The devices arrived in a few days. The pairing was simple. I could now switch between my work and personal laptop with a single unplug and plug of a thunderbolt cable from the monitor which also served as a hub while everything else kept wireless. Things were going great and then the devil emerged from all the places I didn't anticipate.

The first stop was the keyboard. After typing on either a Mac laptop or a Magic Keyboard without numeric keypad for over 10 years, I forgot the compact layout was different from that of a full sized keyboard. Having the Fn key located in a different location and having the Command key not directly under X or , gave me an abundance of errors. I also wasn't too keen on the size of a full keyboard. The extra length from the numeric keypad meant the pointer device had to be placed further away from the center of the desk and that seemed unnecessary. Surely I’d get used to all this soon, thought I. I did, except I couldn't quite shake off the itch for finding something better, something perfect.

To research I began and to my deepest regret, I found the dazzling world of mechanical keyboard.
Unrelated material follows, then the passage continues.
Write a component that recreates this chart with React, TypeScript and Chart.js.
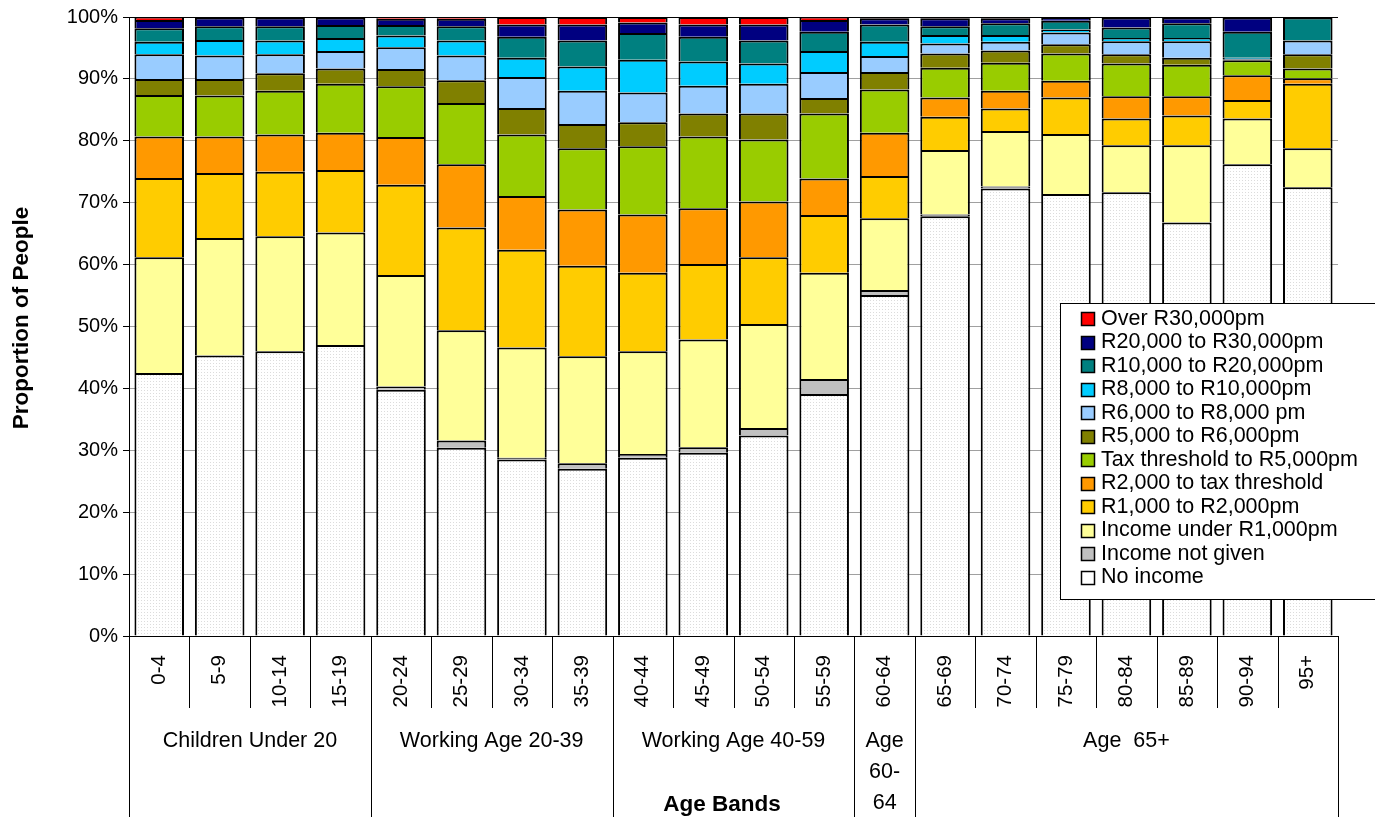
import React, { useEffect, useRef } from "react";
import Chart from "chart.js/auto";

const ageBands = ["0-4", "5-9", "10-14", "15-19", "20-24", "25-29", "30-34", "35-39", "40-44", "45-49", "50-54", "55-59", "60-64", "65-69", "70-74", "75-79", "80-84", "85-89", "90-94", "95+"];

const noIncome = [42.5, 45.3, 46.0, 47.0, 39.8, 30.4, 28.5, 27.0, 28.8, 29.6, 32.4, 39.1, 55.1, 67.8, 72.3, 71.4, 71.7, 66.8, 76.2, 72.5];
const notGiven = [0, 0, 0, 0, 0.5, 1.2, 0.3, 0.9, 0.6, 0.9, 1.2, 2.4, 0.8, 0.3, 0.3, 0, 0, 0, 0, 0];
const under1k = [18.7, 19.0, 18.6, 18.2, 18.0, 17.8, 17.8, 17.3, 16.6, 17.4, 16.8, 17.2, 11.6, 10.4, 9.0, 9.7, 7.6, 12.5, 7.4, 6.3];
const r1to2k = [12.8, 10.5, 10.4, 10.1, 14.6, 16.6, 15.8, 14.6, 12.7, 12.2, 10.8, 9.3, 6.8, 5.4, 3.6, 5.9, 4.3, 4.8, 3.0, 10.4];
const r2kToTax = [6.7, 5.9, 6.0, 6.0, 7.7, 10.2, 8.7, 9.1, 9.4, 9.0, 9.0, 5.9, 7.0, 3.1, 2.9, 2.7, 3.6, 3.1, 4.0, 0.9];
const taxTo5k = [6.7, 6.6, 7.1, 7.9, 8.2, 9.9, 9.9, 9.9, 11.0, 11.6, 10.0, 10.5, 7.0, 4.8, 4.5, 4.4, 5.3, 5.1, 2.4, 1.6];
const r5to6k = [2.6, 2.7, 2.8, 2.5, 2.8, 3.7, 4.3, 3.9, 3.9, 3.7, 4.2, 2.5, 2.8, 2.3, 2.0, 1.5, 1.5, 1.1, 0.1, 2.3];
const r6to8k = [4.0, 3.8, 3.1, 2.8, 3.5, 4.0, 5.0, 5.4, 4.8, 4.5, 4.8, 4.2, 2.6, 1.6, 1.4, 1.9, 2.1, 2.7, 0.1, 2.2];
const r8to10k = [2.0, 2.5, 2.2, 2.1, 1.9, 2.4, 3.1, 3.9, 5.3, 3.9, 3.3, 3.4, 2.3, 1.4, 1.1, 0.5, 0.5, 0.5, 0.2, 0];
const r10to20k = [2.2, 2.2, 2.3, 2.1, 1.7, 2.3, 3.4, 4.2, 4.3, 4.0, 3.7, 3.1, 2.8, 1.4, 1.9, 1.4, 1.7, 2.4, 4.2, 3.7];
const r20to30k = [1.3, 1.4, 1.4, 1.2, 1.0, 1.2, 2.0, 2.6, 1.7, 2.0, 2.6, 1.9, 1.0, 1.3, 0.8, 0.5, 1.6, 0.9, 2.3, 0.1];
const over30k = [0.5, 0.1, 0.1, 0.1, 0.3, 0.3, 1.2, 1.2, 0.9, 1.2, 1.2, 0.5, 0.2, 0.2, 0.2, 0.1, 0.1, 0.1, 0.1, 0];

const seriesNames = ["No income", "Income not given", "Income under R1,000pm", "R1,000 to R2,000pm", "R2,000 to tax threshold", "Tax threshold to R5,000pm", "R5,000 to R6,000pm", "R6,000 to R8,000 pm", "R8,000 to R10,000pm", "R10,000 to R20,000pm", "R20,000 to R30,000pm", "Over R30,000pm"];
const seriesColors = ["#FFFFFF", "#C0C0C0", "#FFFF99", "#FFCC00", "#FF9900", "#99CC00", "#808000", "#99CCFF", "#00CCFF", "#008080", "#000080", "#FF0000"];
const seriesValues = [noIncome, notGiven, under1k, r1to2k, r2kToTax, taxTo5k, r5to6k, r6to8k, r8to10k, r10to20k, r20to30k, over30k];

const yTicks = [0, 10, 20, 30, 40, 50, 60, 70, 80, 90, 100];
const groupLabels = [["Children Under 20"], ["Working Age 20-39"], ["Working Age 40-59"], ["Age", "60-", "64"], ["Age  65+"]];
const groupSizes = [4, 4, 4, 1, 7];

const FONT = '"Liberation Sans", Arial, Helvetica, sans-serif';

export default function App() {
  const canvasRef = useRef<HTMLCanvasElement | null>(null);

  useEffect(() => {
    document.body.style.margin = "0";
    const canvas = canvasRef.current;
    if (!canvas) return;
    const ctx = canvas.getContext("2d")!;

    const pc = document.createElement("canvas");
    pc.width = 3;
    pc.height = 3;
    const pctx = pc.getContext("2d")!;
    pctx.fillStyle = "#FFFFFF";
    pctx.fillRect(0, 0, 3, 3);
    pctx.fillStyle = "#DCDCDC";
    pctx.fillRect(0, 0, 1, 1);
    const dots = ctx.createPattern(pc, "repeat");

    const overlay = {
      id: "overlay",
      afterDraw(chart: any) {
        const c = chart.ctx;
        const area = chart.chartArea;
        const n = ageBands.length;
        const band = (area.right - area.left) / n;
        c.save();
        c.strokeStyle = "#000";
        c.lineWidth = 1;
        const groupEdges: number[] = [0];
        let acc = 0;
        groupSizes.forEach((s) => {
          acc += s;
          groupEdges.push(acc);
        });
        for (let i = 0; i <= n; i++) {
          const xx = Math.round(area.left + i * band) + 0.5;
          const full = groupEdges.includes(i);
          c.beginPath();
          c.moveTo(xx, area.bottom);
          c.lineTo(xx, full ? 817 : 708);
          c.stroke();
        }
        // group labels
        c.fillStyle = "#000";
        c.font = `21.5px ${FONT}`;
        c.textAlign = "center";
        c.textBaseline = "middle";
        let start = 0;
        groupLabels.forEach((lines, gi) => {
          const cx = area.left + (start + groupSizes[gi] / 2) * band;
          lines.forEach((ln, li) => {
            c.fillText(ln, cx, 741 + li * 31);
          });
          start += groupSizes[gi];
        });
        // axis titles
        c.font = `bold 22.5px ${FONT}`;
        c.fillText("Age Bands", 722, 805);
        c.save();
        c.translate(22, 318);
        c.rotate(-Math.PI / 2);
        c.fillText("Proportion of People", 0, 0);
        c.restore();
        // top border
        c.beginPath();
        c.moveTo(area.left, Math.round(area.top) + 0.5);
        c.lineTo(area.right, Math.round(area.top) + 0.5);
        c.stroke();
        // legend
        const lx = 1060.5, ly = 303.5;
        c.fillStyle = "#FFFFFF";
        c.fillRect(lx, ly, 330, 296);
        c.strokeRect(lx, ly, 330, 296);
        c.font = `21.5px ${FONT}`;
        c.textAlign = "left";
        c.textBaseline = "middle";
        for (let k = 0; k < seriesNames.length; k++) {
          const si = seriesNames.length - 1 - k;
          const ry = 319 + k * 23.5;
          c.fillStyle = seriesColors[si];
          c.fillRect(1081.5, Math.round(ry - 7) + 0.5, 13, 13);
          c.strokeStyle = "#000";
          c.lineWidth = 1.5;
          c.strokeRect(1081.5, Math.round(ry - 7) + 0.5, 13, 13);
          c.fillStyle = "#000";
          c.fillText(seriesNames[si], 1101, ry);
        }
        c.restore();
      },
    };

    const chart = new Chart(ctx, {
      type: "bar",
      data: {
        labels: ageBands,
        datasets: seriesValues.map((vals, i) => ({
          label: seriesNames[i],
          data: vals,
          backgroundColor: i === 0 && dots ? dots : seriesColors[i],
          borderColor: "#000",
          borderWidth: 2,
          borderSkipped: "start",
          categoryPercentage: 1,
          barPercentage: 0.82,
        })),
      },
      options: {
        animation: false,
        responsive: true,
        maintainAspectRatio: false,
        layout: { padding: { top: 16, right: 37, bottom: 0, left: 0 } },
        plugins: {
          legend: { display: false },
          tooltip: { enabled: false },
        },
        scales: {
          x: {
            stacked: true,
            grid: { display: false, drawTicks: false, tickLength: 0 },
            border: { display: true, color: "#000", width: 1 },
            ticks: {
              autoSkip: false,
              minRotation: 90,
              maxRotation: 90,
              padding: 19,
              color: "#000",
              font: { family: FONT, size: 20.5 },
            },
            afterFit: (scale: any) => {
              scale.height = 181;
            },
          },
          y: {
            stacked: true,
            min: 0,
            max: 100,
            afterBuildTicks: (scale: any) => {
              scale.ticks = yTicks.map((v) => ({ value: v }));
            },
            grid: {
              color: (c: any) => (c.tick && c.tick.value === 100 ? "#000" : "#A0A0A0"),
              tickColor: "#000",
              tickLength: 6,
            },
            border: { display: true, color: "#000", width: 1 },
            ticks: {
              padding: 5,
              color: "#000",
              font: { family: FONT, size: 20 },
              callback: (v: any) => `${v}%`,
            },
            afterFit: (scale: any) => {
              scale.width = 129;
            },
          },
        },
      },
      plugins: [overlay],
    });

    return () => chart.destroy();
  }, []);

  return (
    <div style={{ width: 1375, height: 817, position: "relative" }}>
      <canvas ref={canvasRef} />
    </div>
  );
}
My adventure with mechanical keyboard was filled with YouTube videos, Reddit discussions, purchases, and returns. I didn't like any of the keyboards I tried because they all had a thing or two that weren’t perfect. I didn't know where to go next, so it was only natural I turned my attention to the mouse.

If using a third party keyboard on a Mac meant preferences and compromises, using a third party mouse on a Mac was simply pain. The scrolling was horrendous. This was Apple’s fault. Luckily a little tool called Mos stood up and solved it for me. MX Master 3 did great in the gesture department. I was able to replicate all the trackpad gestures plus some more. However Logitech’s software was so buggy that the mouse would freeze up randomly when the software crashed and relaunched in the background.1 MX Master 3’s scroll wheel was a weird case. The magnetic scroll wheel would have been the best scroll wheel ever made if it were well executed. It would have been so smooth and so silent. Unfortunately in reality, it made squeaky noises and the scrolling would skip to be registered every so often. I thought I had a defected unit, but a replacement came in worse, so I had to conclude that the design was flawed.

In the end, I realized I couldn't use a pointer device that bothered me so often, and while the Magic Keyboard couldn't make the thock typing sound (which was delightful indeed), I was so comfortable with it and that was all I needed. In the amount of time I spent finding the perfect solution, I could have paired and re-paired the Magic Keyboard and the Magic Trackpad a million times.2

The detour wasn't that bad of an incident on its own but the wanting, the obsession, of always finding the perfect everything—the perfect keyboard, the perfect to-do app, the perfect decision—was so energy draining and time consuming, energy and time can be spent to enrich life in so many ways.

The perfect something doesn't exist and I already knew that.

The obsession has become so ingrained. I wrote this one to keep myself accountable in burying it over and over again.

  1. SteerMouse is a much better replacement.
  2. The fastest way to unpair and pair a Magic Keyboard or Magic Trackpad is to plug it in.